If the voting had been expanded to create Seventy Wonders, the 71st would still be pissed, so even this has problems. But if we showed a ranking of all 70 with the number of votes each received — maybe even votes from outside each landmark’s native country, just to even things out — and tied it all up in a neater package, I’d be OK with that. Draw attention to the cost of maintaining sites such as these by collecting sponsorships from national and international brands. Feature the stories and blogs of people who are making the effort to visit them all, maintain them, and promote them. Just find a way to make this into something more than a stunt — and more of a living, organic “brand” that stays in our consciousness.
It’s a shame when something that promotes some of the greatest and most enduring human achievements just leaves everyone feeling a bit let down.
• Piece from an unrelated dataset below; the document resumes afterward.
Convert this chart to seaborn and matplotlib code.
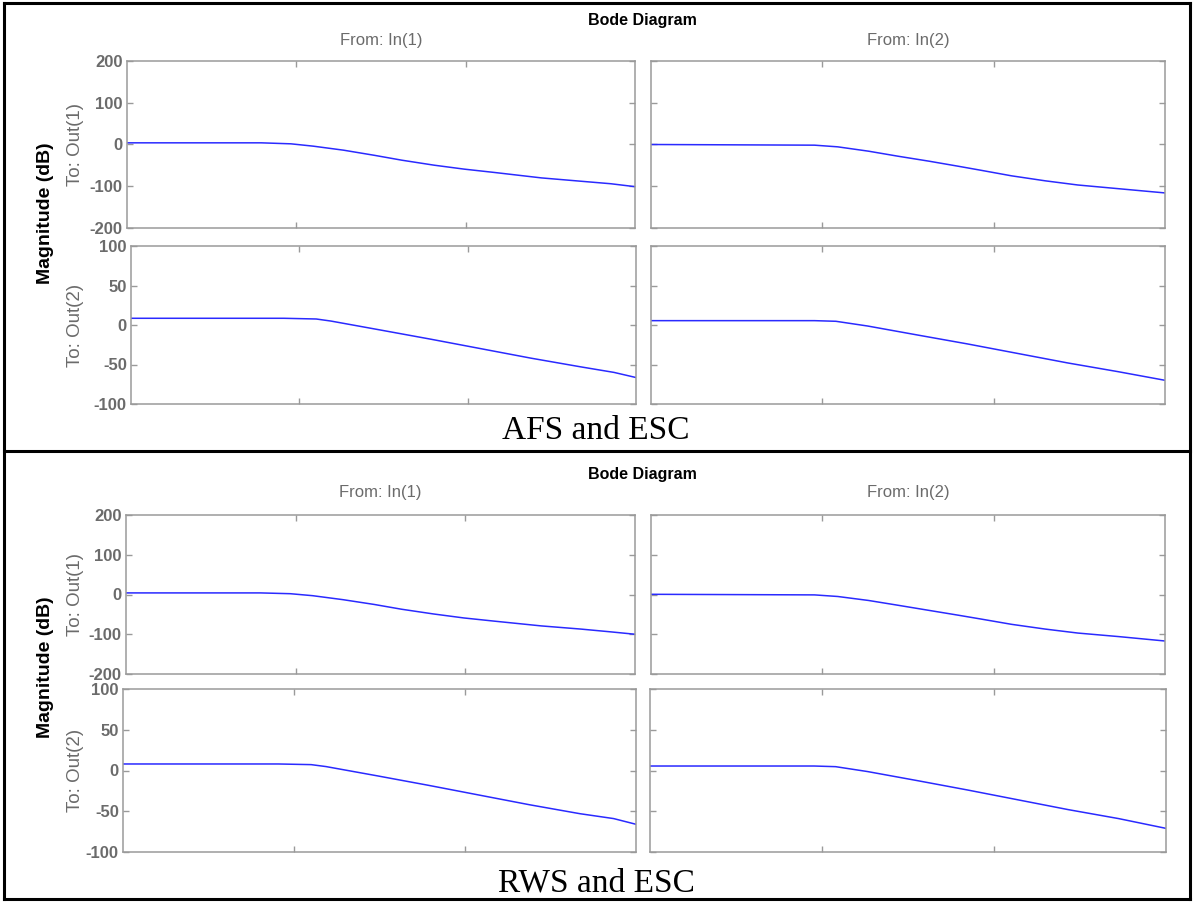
import matplotlib
matplotlib.use("Agg")
import matplotlib.pyplot as plt
import numpy as np
import pandas as pd
import seaborn as sns
from matplotlib.lines import Line2D

# ---- data: frequency (rad/s) and magnitude (dB) for each channel ----
w_11 = [0.1, 0.62, 0.93, 1.26, 1.9, 2.9, 4.2, 6.5, 9.8, 14.8, 28, 48, 72, 100]
w_12 = [0.1, 0.90, 1.23, 1.86, 2.76, 4.2, 6.2, 8.5, 12.7, 20, 31, 54, 100]
w_21 = [0.1, 0.81, 1.26, 1.54, 3.06, 6.05, 12, 23.8, 47, 74, 100]
w_22 = [0.1, 0.90, 1.2, 1.84, 3.6, 7.05, 13.8, 27, 53, 100]

afs_11 = [4, 4, 1.6, -4, -13.6, -26, -37.6, -49.5, -59, -67, -80, -88, -94, -101]
afs_12 = [0, -1.6, -5.6, -16, -28, -40, -52, -62, -75, -87, -97, -106, -116]
afs_21 = [8.5, 8.5, 7.6, 5, -6.5, -18, -30, -42, -53, -60, -66.5]
afs_22 = [5.5, 5.5, 4.7, -1.3, -12.7, -24, -36, -48, -59, -70]

rws_11 = [4, 4, 2, -3, -13, -25, -37, -49, -59, -67, -79, -87, -94, -100]
rws_12 = [0.5, -1, -5, -15, -27, -40, -52, -62, -75, -87, -97, -106, -117]
rws_21 = [8, 8, 7.2, 4.8, -6.5, -18, -30, -42, -53, -59, -66]
rws_22 = [5.5, 5.5, 4.7, -1.3, -12.5, -24, -36, -48, -59, -71]

out1_ticks = [-200, -100, 0, 100, 200]
out2_ticks = [-100, -50, 0, 50, 100]
captions = ["AFS and ESC", "RWS and ESC"]

sns.set_theme(style="white")
plt.rcParams["font.family"] = ["Liberation Sans", "DejaVu Sans"]

W, H = 1193, 902
fig = plt.figure(figsize=(W / 100, H / 100), dpi=100)
fig.patch.set_facecolor("white")

SPINE = "#9a9a9a"
TXT = "#6b6b6b"
LINE = "#2a2aff"


def box(x0, y0, x1, y1):
    return [x0 / W, 1 - y1 / H, (x1 - x0) / W, (y1 - y0) / H]


def panel(rect, w, mag, yticks, show_labels):
    ax = fig.add_axes(rect)
    df = pd.DataFrame({"w": w, "mag": mag})
    sns.lineplot(data=df, x="w", y="mag", ax=ax, color=LINE, linewidth=1.1)
    ax.set_xscale("log")
    ax.set_xlim(0.1, 100)
    ax.set_ylim(yticks[0], yticks[-1])
    ax.set_xticks([1, 10])
    ax.set_xticks([], minor=True)
    ax.set_xticklabels([])
    ax.set_yticks(yticks)
    if show_labels:
        ax.set_yticklabels([str(t) for t in yticks], color=TXT,
                           fontsize=12, fontweight="bold")
    else:
        ax.set_yticklabels([])
    ax.set_xlabel("")
    ax.set_ylabel("")
    ax.tick_params(axis="both", which="major", direction="in", length=4,
                   width=1, color=SPINE, top=True, right=True,
                   bottom=True, left=True, pad=3)
    for s in ax.spines.values():
        s.set_color(SPINE)
        s.set_linewidth(1.1)
    ax.grid(False)
    ax.set_facecolor("white")
    return ax


blocks = [
    dict(data=(afs_11, afs_12, afs_21, afs_22),
         rects=((127, 61, 635, 228), (651, 61, 1165, 228),
                (131, 246, 636, 404), (651, 246, 1165, 404)),
         title_y=20, from_y=40, cap_y=431, mag_y=213),
    dict(data=(rws_11, rws_12, rws_21, rws_22),
         rects=((126, 515, 635, 674), (651, 515, 1165, 674),
                (123, 689, 636, 852), (650, 689, 1166, 852)),
         title_y=474, from_y=493, cap_y=883, mag_y=667),
]

ws = (w_11, w_12, w_21, w_22)
tick_sets = (out1_ticks, out1_ticks, out2_ticks, out2_ticks)

for b, cap in zip(blocks, captions):
    for i in range(4):
        panel(box(*b["rects"][i]), ws[i], b["data"][i], tick_sets[i], i % 2 == 0)
    r11, r12, r21, _ = b["rects"]
    fig.text(642 / W, 1 - b["title_y"] / H, "Bode Diagram", ha="center",
             va="center", fontsize=11.5, fontweight="bold", color="black")
    fig.text((r11[0] + r11[2]) / 2 / W, 1 - b["from_y"] / H, "From: In(1)",
             ha="center", va="center", fontsize=12, color=TXT)
    fig.text((r12[0] + r12[2]) / 2 / W, 1 - b["from_y"] / H, "From: In(2)",
             ha="center", va="center", fontsize=12, color=TXT)
    fig.text(75 / W, 1 - (r11[1] + r11[3]) / 2 / H, "To: Out(1)", rotation=90,
             ha="center", va="center", fontsize=13.5, color=TXT)
    fig.text(75 / W, 1 - (r21[1] + r21[3]) / 2 / H, "To: Out(2)", rotation=90,
             ha="center", va="center", fontsize=13.5, color=TXT)
    fig.text(45 / W, 1 - b["mag_y"] / H, "Magnitude (dB)", rotation=90,
             ha="center", va="center", fontsize=14, fontweight="bold",
             color="black")
    fig.text(596 / W, 1 - b["cap_y"] / H, cap, ha="center", va="center",
             fontsize=24, color="black",
             family=["Liberation Serif", "DejaVu Serif"])

# frame around both blocks and the divider between them
lw = 2.2
for (x0, y0, x1, y1) in [(4, 3, 1190, 3), (4, 899, 1190, 899), (4, 3, 4, 899),
                         (1190, 3, 1190, 899), (4, 451, 1190, 451)]:
    fig.add_artist(Line2D([x0 / W, x1 / W], [1 - y0 / H, 1 - y1 / H],
                          color="black", linewidth=lw,
                          transform=fig.transFigure, solid_capstyle="projecting"))

fig.savefig("out.png", dpi=100, facecolor="white")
On a lesser scale, these are lessons for us all.
Copyright (c) 2007 Stephen Denny
I’m going to post on this on on my blog – but do have to say that Stonehenge (a few stones tipped up and arranged in a circle) is in NO WAY comparable to the complex of pyramids and buildings at Chichen Itza.
Of course to each his own!
Tom: we agree in general while we disagree specifically; if Stonehenge isn’t comparable to Chichen Itza, then you’d have to agree that Chichen Itza isn’t comparable to Tokyo’s Roppongi Hills and its vertical gardens. The fact that one was built a few years ago, the other a few thousand and the last a few who knows what ago makes all the differece. And it’s all terribly subjective. Which is the central question.
What we choose to “choose,” who we ask, how we poll, and (most importantly) what the intent and long term implementation plan is for the project should be front and center in our minds.
To raise awareness is one thing. To affect change is another. To build a lasting impression and create a historical inflection point is bigger and better.